> _THE EXERCISE_
Look through the data below. Pick out the lines holding the string "chart".

> _GIVEN DATA_
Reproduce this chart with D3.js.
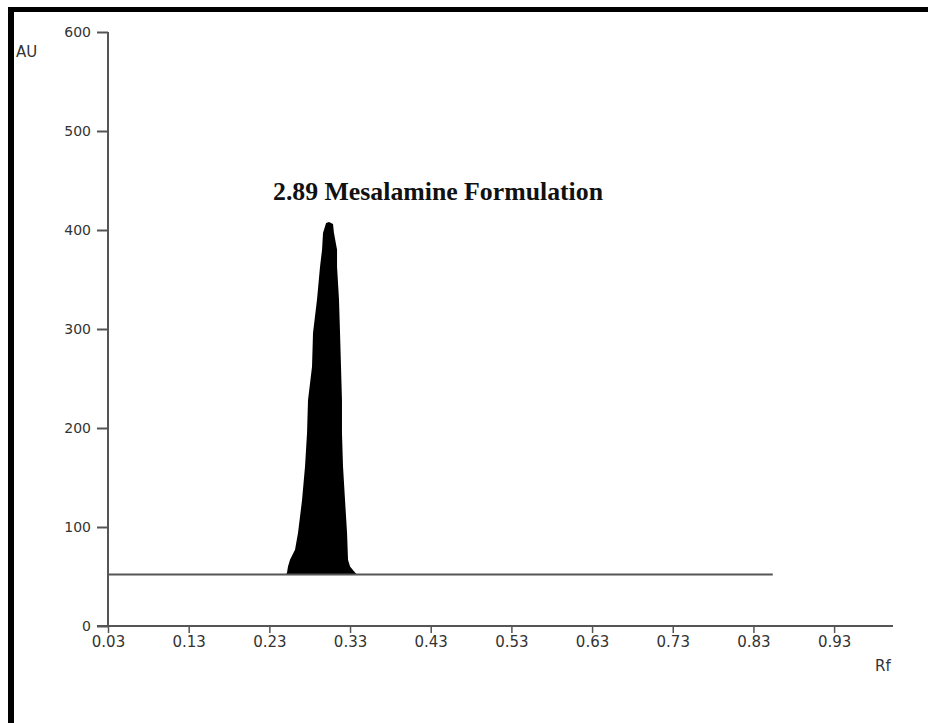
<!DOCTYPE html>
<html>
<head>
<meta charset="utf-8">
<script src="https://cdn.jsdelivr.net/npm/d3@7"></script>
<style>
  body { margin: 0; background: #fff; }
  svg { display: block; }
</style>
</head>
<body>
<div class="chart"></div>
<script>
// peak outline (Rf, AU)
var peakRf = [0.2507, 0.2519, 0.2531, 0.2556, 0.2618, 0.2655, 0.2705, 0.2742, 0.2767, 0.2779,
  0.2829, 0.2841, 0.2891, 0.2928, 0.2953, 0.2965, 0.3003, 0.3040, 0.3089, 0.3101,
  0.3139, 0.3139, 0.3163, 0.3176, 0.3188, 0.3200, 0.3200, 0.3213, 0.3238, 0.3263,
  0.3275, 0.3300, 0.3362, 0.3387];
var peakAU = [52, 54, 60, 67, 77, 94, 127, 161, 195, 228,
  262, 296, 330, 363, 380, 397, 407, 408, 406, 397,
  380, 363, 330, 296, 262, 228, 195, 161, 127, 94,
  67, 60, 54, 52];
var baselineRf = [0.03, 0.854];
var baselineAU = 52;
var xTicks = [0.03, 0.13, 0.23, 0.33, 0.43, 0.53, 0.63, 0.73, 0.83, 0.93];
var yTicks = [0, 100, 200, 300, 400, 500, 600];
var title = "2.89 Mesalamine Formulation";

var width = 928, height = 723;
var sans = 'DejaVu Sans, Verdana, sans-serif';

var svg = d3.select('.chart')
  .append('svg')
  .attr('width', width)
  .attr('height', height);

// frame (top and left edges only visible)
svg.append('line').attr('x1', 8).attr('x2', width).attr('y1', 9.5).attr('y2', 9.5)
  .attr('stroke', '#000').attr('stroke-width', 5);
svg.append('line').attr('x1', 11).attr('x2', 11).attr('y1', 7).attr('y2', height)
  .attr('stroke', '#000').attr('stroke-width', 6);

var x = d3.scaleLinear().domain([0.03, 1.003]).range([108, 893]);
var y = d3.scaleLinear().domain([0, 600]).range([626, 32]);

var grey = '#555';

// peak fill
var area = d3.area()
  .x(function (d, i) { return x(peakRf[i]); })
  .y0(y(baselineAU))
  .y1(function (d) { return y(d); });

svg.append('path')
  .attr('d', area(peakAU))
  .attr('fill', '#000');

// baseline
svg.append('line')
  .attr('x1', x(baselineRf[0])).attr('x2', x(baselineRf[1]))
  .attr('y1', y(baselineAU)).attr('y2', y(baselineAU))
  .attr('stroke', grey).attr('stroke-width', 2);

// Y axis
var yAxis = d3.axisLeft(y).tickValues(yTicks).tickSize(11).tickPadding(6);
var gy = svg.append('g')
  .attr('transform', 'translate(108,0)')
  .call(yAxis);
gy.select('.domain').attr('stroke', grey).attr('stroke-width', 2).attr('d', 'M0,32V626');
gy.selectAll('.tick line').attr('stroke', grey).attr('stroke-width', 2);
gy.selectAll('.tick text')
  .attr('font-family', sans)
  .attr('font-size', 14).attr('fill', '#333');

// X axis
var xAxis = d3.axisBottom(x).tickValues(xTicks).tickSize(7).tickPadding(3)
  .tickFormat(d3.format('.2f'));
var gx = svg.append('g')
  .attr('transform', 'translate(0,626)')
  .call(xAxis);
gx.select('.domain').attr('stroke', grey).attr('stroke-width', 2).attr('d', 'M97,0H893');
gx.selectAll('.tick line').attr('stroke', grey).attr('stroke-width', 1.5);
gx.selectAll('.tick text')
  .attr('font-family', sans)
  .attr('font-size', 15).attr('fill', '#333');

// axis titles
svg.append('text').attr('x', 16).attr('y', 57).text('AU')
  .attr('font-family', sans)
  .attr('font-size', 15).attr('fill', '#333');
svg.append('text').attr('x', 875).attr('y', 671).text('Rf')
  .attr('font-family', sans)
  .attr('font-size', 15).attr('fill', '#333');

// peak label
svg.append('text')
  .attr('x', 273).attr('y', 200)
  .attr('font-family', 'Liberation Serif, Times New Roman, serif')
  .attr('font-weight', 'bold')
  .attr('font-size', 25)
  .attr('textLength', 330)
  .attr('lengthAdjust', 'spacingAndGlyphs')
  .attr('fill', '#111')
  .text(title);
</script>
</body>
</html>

> _WRITTEN ANSWER_
Reproduce this chart with D3.js.
<div class="chart"></div>
var svg = d3.select('.chart')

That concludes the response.